Feed Africa – Strategy for Agricultural Transformation in Africa 2016-2025
EXECUTIVE SUMMARY
Agriculture is a major source of income in Africa; however, untapped agricultural potential has contributed to persistent poverty and deteriorating food security, resulting in a projected increase in the number of undernourished people from ~240m in 2015 to ~320m by 2025. Falling commodity prices for a broad range of natural resources are creating an increasing imperative for African nations to diversify their exports and reduce current account deficits. At the same time, increased food demand and changing consumption habits driven by demographic factors such as population growth and urbanization are leading to rapidly rising net food imports, which are expected to grow from US$35bn in 2015 to over US$110bn by 2025.
These rising imports are indicative of a broader opportunity to transform agriculture construed as a business. The scale of imports demonstrate that demand exists, if a vibrant private agribusiness sector in Africa can be stimulated to service it. These food imports represent a diverse set of markets, both in key commodities as well as processed goods and associated or ‘agro-allied’ industries worth more than US$100bn in revenue per annum, while delivering food security and broad-based income growth.
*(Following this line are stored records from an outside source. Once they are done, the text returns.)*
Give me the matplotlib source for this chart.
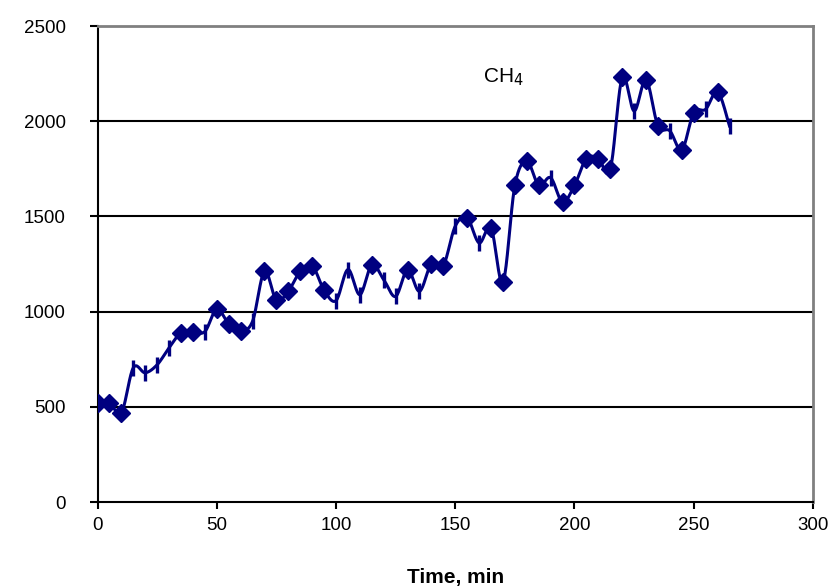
import numpy as np
import matplotlib.pyplot as plt

# CH4 readings, points drawn with diamond markers
diamond_t = [0, 5, 10, 35, 40, 50, 55, 60, 70, 75, 80, 85, 90, 95, 115, 130,
             140, 145, 155, 165, 170, 175, 180, 185, 195, 200, 205, 210, 215,
             220, 230, 235, 245, 250, 260]
diamond_v = [521, 521, 468, 889, 895, 1013, 937, 900, 1212, 1060, 1107, 1212,
             1242, 1112, 1247, 1221, 1252, 1242, 1493, 1440, 1154, 1663, 1791,
             1663, 1575, 1663, 1804, 1804, 1747, 2230, 2217, 1975, 1849, 2045,
             2156]

# CH4 readings, points drawn with short vertical dashes
dash_t = [15, 20, 25, 30, 45, 65, 100, 105, 110, 120, 125, 135, 150, 160, 190,
          225, 240, 255, 265]
dash_v = [705, 679, 721, 810, 895, 949, 1058, 1221, 1089, 1168, 1080, 1107,
          1449, 1361, 1703, 2054, 1949, 2063, 1975]

x_ticks = [0, 50, 100, 150, 200, 250, 300]
y_ticks = [0, 500, 1000, 1500, 2000, 2500]

navy = "#000080"


def smooth_curve(x, y, steps=20):
    """Catmull-Rom style Bezier smoothing, like a spreadsheet's smoothed line."""
    x = np.asarray(x, float)
    y = np.asarray(y, float)
    px = np.concatenate([[x[0]], x, [x[-1]]])
    py = np.concatenate([[y[0]], y, [y[-1]]])
    xs, ys = [], []
    s = np.linspace(0, 1, steps)
    for i in range(1, len(px) - 2):
        p0 = np.array([px[i], py[i]])
        p3 = np.array([px[i + 1], py[i + 1]])
        p1 = p0 + (np.array([px[i + 1], py[i + 1]]) - np.array([px[i - 1], py[i - 1]])) / 6
        p2 = p3 - (np.array([px[i + 2], py[i + 2]]) - np.array([px[i], py[i]])) / 6
        b = ((1 - s) ** 3)[:, None] * p0 + (3 * (1 - s) ** 2 * s)[:, None] * p1 \
            + (3 * (1 - s) * s ** 2)[:, None] * p2 + (s ** 3)[:, None] * p3
        xs.extend(b[:, 0])
        ys.extend(b[:, 1])
    return np.array(xs), np.array(ys)


plt.rcParams['font.family'] = ['Liberation Sans', 'DejaVu Sans']

fig = plt.figure(figsize=(8.3, 5.86), dpi=100)
ax = fig.add_axes([0.1175, 0.1433, 0.862, 0.8123])

# merge both sets for the connecting line
order = np.argsort(diamond_t + dash_t)
all_t = np.array(diamond_t + dash_t)[order]
all_v = np.array(diamond_v + dash_v)[order]
sx, sy = smooth_curve(all_t, all_v)

for g in y_ticks[1:-1]:
    ax.axhline(g, color="black", linewidth=1.5, zorder=1)

ax.plot(sx, sy, color=navy, linewidth=2.2, zorder=2)
ax.plot(dash_t, dash_v, linestyle="none", marker="|", markersize=11,
        markeredgewidth=2.4, color=navy, zorder=3)
ax.plot(diamond_t, diamond_v, linestyle="none", marker="D", markersize=9.5,
        color=navy, zorder=4)

ax.text(161.5, 2230, "CH$_4$", fontsize=15, ha="left", va="center")

ax.set_xlim(0, 300)
ax.set_ylim(0, 2500)
ax.set_xticks(x_ticks)
ax.set_yticks(y_ticks)
ax.tick_params(axis="y", direction="out", length=6, width=1.5, pad=17, labelsize=13.5)
ax.tick_params(axis="x", direction="out", length=5, width=1.5, pad=6, labelsize=13.5)

for side in ["left", "bottom"]:
    ax.spines[side].set_color("black")
    ax.spines[side].set_linewidth(1.5)
for side in ["top", "right"]:
    ax.spines[side].set_color("#808080")
    ax.spines[side].set_linewidth(2)

ax.set_xlabel("Time, min", fontsize=15, fontweight="bold", labelpad=24)

fig.savefig("out.png", dpi=100)
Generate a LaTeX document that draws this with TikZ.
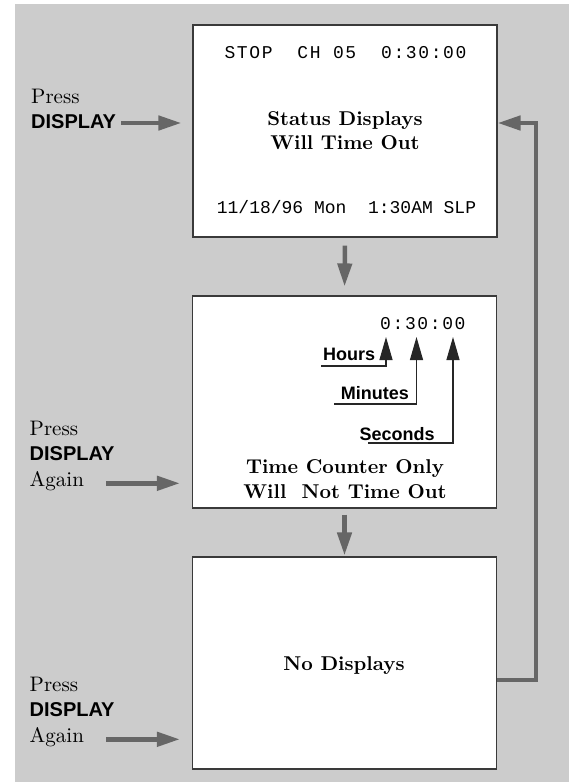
\documentclass[tikz,border=0pt]{standalone}
\usepackage{fontspec}
\usepackage{tikz}
\usepackage{xcolor}
\usetikzlibrary{arrows.meta}
\setmainfont{lmroman10-regular}[Extension=.otf,BoldFont=lmroman10-bold]
\newfontfamily\lcdfont{Liberation Mono}
\newfontfamily\lcdwide[LetterSpace=9]{Liberation Mono}
\newfontfamily\keyfont{Liberation Sans}
\newcommand{\keyname}{{\fontsize{20}{25.5}\selectfont\keyfont\bfseries DISPLAY}}
\definecolor{panel}{HTML}{CCCCCC}
\definecolor{flowgray}{HTML}{666666}
\definecolor{frame}{HTML}{3A3A3A}

\begin{document}
\begin{tikzpicture}[x=1pt,y=-1pt,
    screen/.style={draw=frame,line width=1.1pt,fill=white,minimum width=304pt,minimum height=212pt,inner sep=0pt},
    flow/.style={draw=flowgray,line width=4.5pt,-{Triangle[length=23pt,width=14pt]}},
    pointer/.style={draw=black!85,line width=1.1pt,-{Triangle[length=23pt,width=13pt]}},
    caption/.style={font=\fontsize{20}{24.5}\selectfont\bfseries,align=center,inner sep=0pt},
    lcd/.style={font=\fontsize{18}{20}\selectfont\lcdwide,inner sep=0pt},
    lcdplain/.style={font=\fontsize{18}{20}\selectfont\lcdfont,inner sep=0pt},
    press/.style={font=\fontsize{21}{25.5}\selectfont,align=left,anchor=north west,inner sep=0pt},
    unit/.style={font=\fontsize{18}{20}\selectfont\keyfont\bfseries,anchor=base west,inner sep=0pt}]
        \useasboundingbox (0,0) rectangle (572,782);
        \fill[panel] (15,4) rectangle (569,782);

        \node[screen] (scr1) at (345,131) {};
        \node[screen] (scr2) at (344.5,402) {};
        \node[screen] (scr3) at (344.5,663) {};

        \node[lcd,anchor=base] (status) at (345.5,58.3) {STOP~~CH~05~~0:30:00};
        \node[caption] (msg1) at (345,130.5) {Status Displays\\Will Time Out};
        \node[lcdplain,anchor=base] (date) at (346.5,213.3) {11/18/96 Mon~~1:30AM SLP};

        \node[lcd,anchor=base west] (clock) at (380,329) {0:30:00};
        \node[unit] (hrs) at (323,360) {Hours};
        \node[unit] (mins) at (340.7,399.3) {Minutes};
        \node[unit] (secs) at (359.3,440) {Seconds};
        \node[caption] (msg2) at (345,479) {Time Counter Only\\Will~~Not Time Out};

        \node[caption,anchor=base] (msg3) at (344,670.7) {No Displays};

        \node[press] (key1) at (31,88.5) {Press\\\keyname};
        \node[press] (key2) at (29.5,420.5) {Press\\\keyname\\Again};
        \node[press] (key3) at (29.5,676.7) {Press\\\keyname\\Again};

        \coordinate (in1) at (121,123);
        \coordinate (in2) at (106,483.3);
        \coordinate (in3) at (106,739.3);
        \coordinate (back1) at (536,680);
        \coordinate (back2) at (536,123);
        \coordinate (hrsT) at (386,337);
        \coordinate (minsT) at (416.5,337);
        \coordinate (secsT) at (453,337);
        \coordinate (hrsE) at (321,366);
        \coordinate (minsE) at (334,404);
        \coordinate (secsE) at (368,443);

        \draw[flow,shorten >=11pt] (in1) to (in1 -| scr1.west);
        \draw[flow,shorten >=12pt] (in2) to (in2 -| scr2.west);
        \draw[flow,shorten >=12pt] (in3) to (in3 -| scr3.west);
        \draw[flow,shorten <=8pt,shorten >=9pt] (scr1.south) to (scr2.north);
        \draw[flow,shorten <=6pt,shorten >=1pt] (scr2.south) to (scr3.north);
        \draw[flow] (scr3.east |- back1) -- (back1) -- (back2) -- (scr1.east |- back2);

        \draw[pointer] (hrsE) -- (hrsT |- hrsE) -- (hrsT);
        \draw[pointer] (minsE) -- (minsT |- minsE) -- (minsT);
        \draw[pointer] (secsE) -- (secsT |- secsE) -- (secsT);
\end{tikzpicture}
\end{document}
Capturing these opportunities on the scale required in Africa has occurred elsewhere in the world before, such as in Brazil, Malaysia and Vietnam, and often over a shorter time period. The conditions for transformation are beginning to materialize in a number of African countries. Smaller-scale transformations are happening, such as in the horticulture and floriculture sectors in Kenya and Ethiopia respectively, Rwanda’s rapid and material reductions in the level of malnutrition, Nigeria’s large scale registration of farmers onto an electronic-wallet system to facilitate fertilizer subsidy payments, and transformation of the rice sector in Senegal. These instances show that localized transformation in Africa is possible, and point the way for larger-scale shifts in African agriculture. The lessons learned from these experiences help frame this Strategy. Successful transformations are business-led, and involve the creation of three simultaneous conditions:
(i) a large-scale dissemination of productivity-increasing technology and inputs, plus input intensity and capital intensity;
(ii) the development of input and output markets structures and incentives that allow the full realization of the value of increased production; and,
(iii) a well-functioning and vibrant private sector that can manage and allocate skill and capital to scale emergent success and drive long-term sustainable agribusiness growth.